Directive => Word for word, copy all the data and drop the pictures.

(Stored items)
◆ ◆ ◆ ◆ ◆ ◆ ◆

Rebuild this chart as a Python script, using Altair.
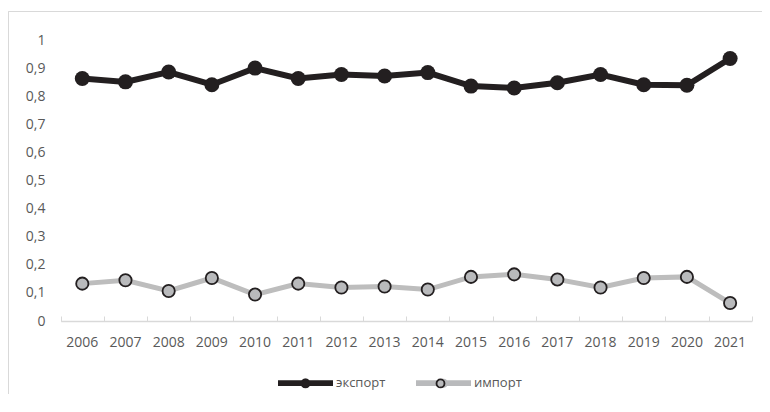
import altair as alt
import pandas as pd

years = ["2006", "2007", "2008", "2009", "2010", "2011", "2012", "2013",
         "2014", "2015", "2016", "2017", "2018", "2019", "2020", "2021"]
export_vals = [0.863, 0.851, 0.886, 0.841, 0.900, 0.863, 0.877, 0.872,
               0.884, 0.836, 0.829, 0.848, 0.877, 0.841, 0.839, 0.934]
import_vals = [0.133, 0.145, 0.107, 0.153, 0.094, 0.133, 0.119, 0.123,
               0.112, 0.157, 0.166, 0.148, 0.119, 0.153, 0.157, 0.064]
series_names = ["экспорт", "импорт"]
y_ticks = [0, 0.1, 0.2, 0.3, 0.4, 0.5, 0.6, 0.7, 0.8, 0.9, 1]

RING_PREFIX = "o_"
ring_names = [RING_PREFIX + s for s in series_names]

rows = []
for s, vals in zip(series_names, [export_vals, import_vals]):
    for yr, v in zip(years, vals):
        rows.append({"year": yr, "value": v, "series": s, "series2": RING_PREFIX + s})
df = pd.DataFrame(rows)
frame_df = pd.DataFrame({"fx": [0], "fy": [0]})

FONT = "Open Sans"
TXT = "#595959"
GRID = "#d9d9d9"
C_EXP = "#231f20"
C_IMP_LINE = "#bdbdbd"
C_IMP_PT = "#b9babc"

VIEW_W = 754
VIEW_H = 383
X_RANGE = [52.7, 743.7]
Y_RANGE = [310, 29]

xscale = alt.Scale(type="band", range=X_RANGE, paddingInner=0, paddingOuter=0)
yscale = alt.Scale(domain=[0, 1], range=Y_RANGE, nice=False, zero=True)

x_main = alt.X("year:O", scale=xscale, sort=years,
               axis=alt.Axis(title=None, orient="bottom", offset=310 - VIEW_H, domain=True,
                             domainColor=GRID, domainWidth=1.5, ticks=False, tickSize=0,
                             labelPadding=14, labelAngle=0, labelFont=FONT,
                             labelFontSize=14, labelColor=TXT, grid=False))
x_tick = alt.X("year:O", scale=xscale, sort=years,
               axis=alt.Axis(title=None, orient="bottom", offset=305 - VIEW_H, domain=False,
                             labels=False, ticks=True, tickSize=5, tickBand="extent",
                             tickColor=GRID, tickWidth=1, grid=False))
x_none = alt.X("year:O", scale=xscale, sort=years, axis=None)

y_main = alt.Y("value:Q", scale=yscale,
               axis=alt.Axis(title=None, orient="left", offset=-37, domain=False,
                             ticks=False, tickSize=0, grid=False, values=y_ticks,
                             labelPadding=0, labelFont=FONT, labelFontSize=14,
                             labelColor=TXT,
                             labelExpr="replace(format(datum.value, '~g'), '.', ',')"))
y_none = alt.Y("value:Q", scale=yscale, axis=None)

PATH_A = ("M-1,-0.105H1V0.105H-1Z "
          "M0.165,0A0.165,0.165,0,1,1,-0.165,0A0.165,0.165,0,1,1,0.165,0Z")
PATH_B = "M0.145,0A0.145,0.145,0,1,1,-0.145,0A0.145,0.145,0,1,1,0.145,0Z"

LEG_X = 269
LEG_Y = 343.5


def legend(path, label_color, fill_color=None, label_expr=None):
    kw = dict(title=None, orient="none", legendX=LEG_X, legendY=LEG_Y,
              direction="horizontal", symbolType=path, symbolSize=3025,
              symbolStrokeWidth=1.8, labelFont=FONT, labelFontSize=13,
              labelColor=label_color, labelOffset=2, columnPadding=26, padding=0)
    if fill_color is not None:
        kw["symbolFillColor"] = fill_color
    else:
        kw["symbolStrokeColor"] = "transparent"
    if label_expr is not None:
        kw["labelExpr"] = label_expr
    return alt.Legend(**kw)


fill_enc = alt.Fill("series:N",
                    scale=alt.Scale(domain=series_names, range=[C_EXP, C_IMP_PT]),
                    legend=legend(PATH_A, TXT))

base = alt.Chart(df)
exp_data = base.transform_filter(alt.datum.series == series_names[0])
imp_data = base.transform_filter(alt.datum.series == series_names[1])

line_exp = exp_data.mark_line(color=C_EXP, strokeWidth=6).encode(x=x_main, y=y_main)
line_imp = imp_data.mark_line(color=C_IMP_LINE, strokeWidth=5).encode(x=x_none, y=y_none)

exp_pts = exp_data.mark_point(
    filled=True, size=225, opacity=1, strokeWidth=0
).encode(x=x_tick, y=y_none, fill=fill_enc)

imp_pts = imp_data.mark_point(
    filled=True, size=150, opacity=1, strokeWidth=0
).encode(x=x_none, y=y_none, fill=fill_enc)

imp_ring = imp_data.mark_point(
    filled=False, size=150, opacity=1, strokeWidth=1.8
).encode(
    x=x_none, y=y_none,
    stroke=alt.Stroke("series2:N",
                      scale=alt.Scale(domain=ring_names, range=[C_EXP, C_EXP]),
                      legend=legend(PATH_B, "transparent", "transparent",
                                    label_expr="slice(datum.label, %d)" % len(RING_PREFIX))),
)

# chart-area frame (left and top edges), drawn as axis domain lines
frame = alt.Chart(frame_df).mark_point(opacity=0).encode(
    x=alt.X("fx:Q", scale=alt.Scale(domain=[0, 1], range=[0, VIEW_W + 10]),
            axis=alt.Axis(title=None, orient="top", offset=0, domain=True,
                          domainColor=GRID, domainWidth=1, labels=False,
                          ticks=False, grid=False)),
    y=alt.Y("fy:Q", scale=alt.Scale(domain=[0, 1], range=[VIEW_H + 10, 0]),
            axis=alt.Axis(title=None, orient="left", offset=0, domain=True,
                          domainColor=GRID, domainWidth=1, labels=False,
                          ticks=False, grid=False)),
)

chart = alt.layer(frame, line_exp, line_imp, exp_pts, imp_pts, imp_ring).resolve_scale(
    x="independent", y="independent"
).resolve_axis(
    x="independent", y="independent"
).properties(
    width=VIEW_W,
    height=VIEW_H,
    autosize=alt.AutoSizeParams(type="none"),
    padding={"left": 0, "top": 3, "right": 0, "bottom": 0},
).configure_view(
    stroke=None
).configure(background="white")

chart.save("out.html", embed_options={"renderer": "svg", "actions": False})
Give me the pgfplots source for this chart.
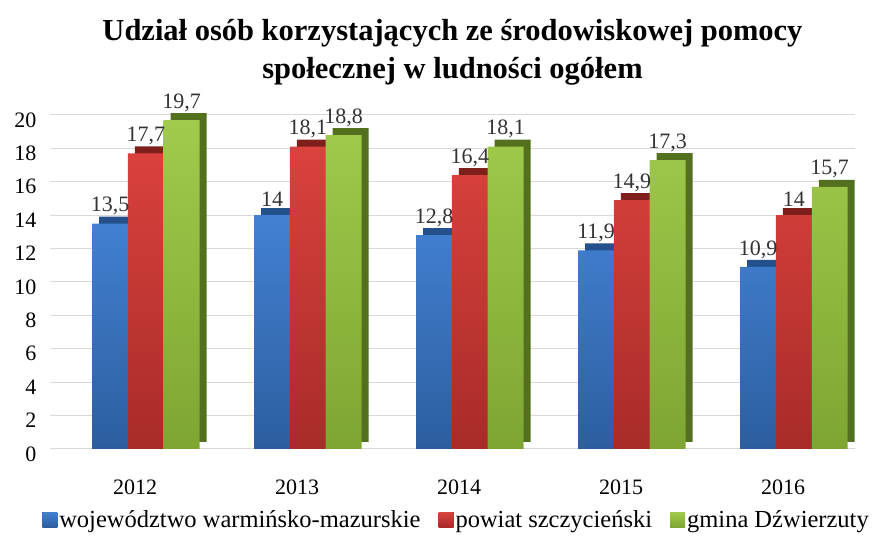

◆ ◆ ◆ ◆ ◆ ◆ ◆

Solution =>
Rebuild this chart as a Python script, using Altair.
import altair as alt
import pandas as pd

years = ["2006", "2007", "2008", "2009", "2010", "2011", "2012", "2013",
         "2014", "2015", "2016", "2017", "2018", "2019", "2020", "2021"]
export_vals = [0.863, 0.851, 0.886, 0.841, 0.900, 0.863, 0.877, 0.872,
               0.884, 0.836, 0.829, 0.848, 0.877, 0.841, 0.839, 0.934]
import_vals = [0.133, 0.145, 0.107, 0.153, 0.094, 0.133, 0.119, 0.123,
               0.112, 0.157, 0.166, 0.148, 0.119, 0.153, 0.157, 0.064]
series_names = ["экспорт", "импорт"]
y_ticks = [0, 0.1, 0.2, 0.3, 0.4, 0.5, 0.6, 0.7, 0.8, 0.9, 1]

RING_PREFIX = "o_"
ring_names = [RING_PREFIX + s for s in series_names]

rows = []
for s, vals in zip(series_names, [export_vals, import_vals]):
    for yr, v in zip(years, vals):
        rows.append({"year": yr, "value": v, "series": s, "series2": RING_PREFIX + s})
df = pd.DataFrame(rows)
frame_df = pd.DataFrame({"fx": [0], "fy": [0]})

FONT = "Open Sans"
TXT = "#595959"
GRID = "#d9d9d9"
C_EXP = "#231f20"
C_IMP_LINE = "#bdbdbd"
C_IMP_PT = "#b9babc"

VIEW_W = 754
VIEW_H = 383
X_RANGE = [52.7, 743.7]
Y_RANGE = [310, 29]

xscale = alt.Scale(type="band", range=X_RANGE, paddingInner=0, paddingOuter=0)
yscale = alt.Scale(domain=[0, 1], range=Y_RANGE, nice=False, zero=True)

x_main = alt.X("year:O", scale=xscale, sort=years,
               axis=alt.Axis(title=None, orient="bottom", offset=310 - VIEW_H, domain=True,
                             domainColor=GRID, domainWidth=1.5, ticks=False, tickSize=0,
                             labelPadding=14, labelAngle=0, labelFont=FONT,
                             labelFontSize=14, labelColor=TXT, grid=False))
x_tick = alt.X("year:O", scale=xscale, sort=years,
               axis=alt.Axis(title=None, orient="bottom", offset=305 - VIEW_H, domain=False,
                             labels=False, ticks=True, tickSize=5, tickBand="extent",
                             tickColor=GRID, tickWidth=1, grid=False))
x_none = alt.X("year:O", scale=xscale, sort=years, axis=None)

y_main = alt.Y("value:Q", scale=yscale,
               axis=alt.Axis(title=None, orient="left", offset=-37, domain=False,
                             ticks=False, tickSize=0, grid=False, values=y_ticks,
                             labelPadding=0, labelFont=FONT, labelFontSize=14,
                             labelColor=TXT,
                             labelExpr="replace(format(datum.value, '~g'), '.', ',')"))
y_none = alt.Y("value:Q", scale=yscale, axis=None)

PATH_A = ("M-1,-0.105H1V0.105H-1Z "
          "M0.165,0A0.165,0.165,0,1,1,-0.165,0A0.165,0.165,0,1,1,0.165,0Z")
PATH_B = "M0.145,0A0.145,0.145,0,1,1,-0.145,0A0.145,0.145,0,1,1,0.145,0Z"

LEG_X = 269
LEG_Y = 343.5


def legend(path, label_color, fill_color=None, label_expr=None):
    kw = dict(title=None, orient="none", legendX=LEG_X, legendY=LEG_Y,
              direction="horizontal", symbolType=path, symbolSize=3025,
              symbolStrokeWidth=1.8, labelFont=FONT, labelFontSize=13,
              labelColor=label_color, labelOffset=2, columnPadding=26, padding=0)
    if fill_color is not None:
        kw["symbolFillColor"] = fill_color
    else:
        kw["symbolStrokeColor"] = "transparent"
    if label_expr is not None:
        kw["labelExpr"] = label_expr
    return alt.Legend(**kw)


fill_enc = alt.Fill("series:N",
                    scale=alt.Scale(domain=series_names, range=[C_EXP, C_IMP_PT]),
                    legend=legend(PATH_A, TXT))

base = alt.Chart(df)
exp_data = base.transform_filter(alt.datum.series == series_names[0])
imp_data = base.transform_filter(alt.datum.series == series_names[1])

line_exp = exp_data.mark_line(color=C_EXP, strokeWidth=6).encode(x=x_main, y=y_main)
line_imp = imp_data.mark_line(color=C_IMP_LINE, strokeWidth=5).encode(x=x_none, y=y_none)

exp_pts = exp_data.mark_point(
    filled=True, size=225, opacity=1, strokeWidth=0
).encode(x=x_tick, y=y_none, fill=fill_enc)

imp_pts = imp_data.mark_point(
    filled=True, size=150, opacity=1, strokeWidth=0
).encode(x=x_none, y=y_none, fill=fill_enc)

imp_ring = imp_data.mark_point(
    filled=False, size=150, opacity=1, strokeWidth=1.8
).encode(
    x=x_none, y=y_none,
    stroke=alt.Stroke("series2:N",
                      scale=alt.Scale(domain=ring_names, range=[C_EXP, C_EXP]),
                      legend=legend(PATH_B, "transparent", "transparent",
                                    label_expr="slice(datum.label, %d)" % len(RING_PREFIX))),
)

# chart-area frame (left and top edges), drawn as axis domain lines
frame = alt.Chart(frame_df).mark_point(opacity=0).encode(
    x=alt.X("fx:Q", scale=alt.Scale(domain=[0, 1], range=[0, VIEW_W + 10]),
            axis=alt.Axis(title=None, orient="top", offset=0, domain=True,
                          domainColor=GRID, domainWidth=1, labels=False,
                          ticks=False, grid=False)),
    y=alt.Y("fy:Q", scale=alt.Scale(domain=[0, 1], range=[VIEW_H + 10, 0]),
            axis=alt.Axis(title=None, orient="left", offset=0, domain=True,
                          domainColor=GRID, domainWidth=1, labels=False,
                          ticks=False, grid=False)),
)

chart = alt.layer(frame, line_exp, line_imp, exp_pts, imp_pts, imp_ring).resolve_scale(
    x="independent", y="independent"
).resolve_axis(
    x="independent", y="independent"
).properties(
    width=VIEW_W,
    height=VIEW_H,
    autosize=alt.AutoSizeParams(type="none"),
    padding={"left": 0, "top": 3, "right": 0, "bottom": 0},
).configure_view(
    stroke=None
).configure(background="white")

chart.save("out.html", embed_options={"renderer": "svg", "actions": False})
Give me the pgfplots source for this chart.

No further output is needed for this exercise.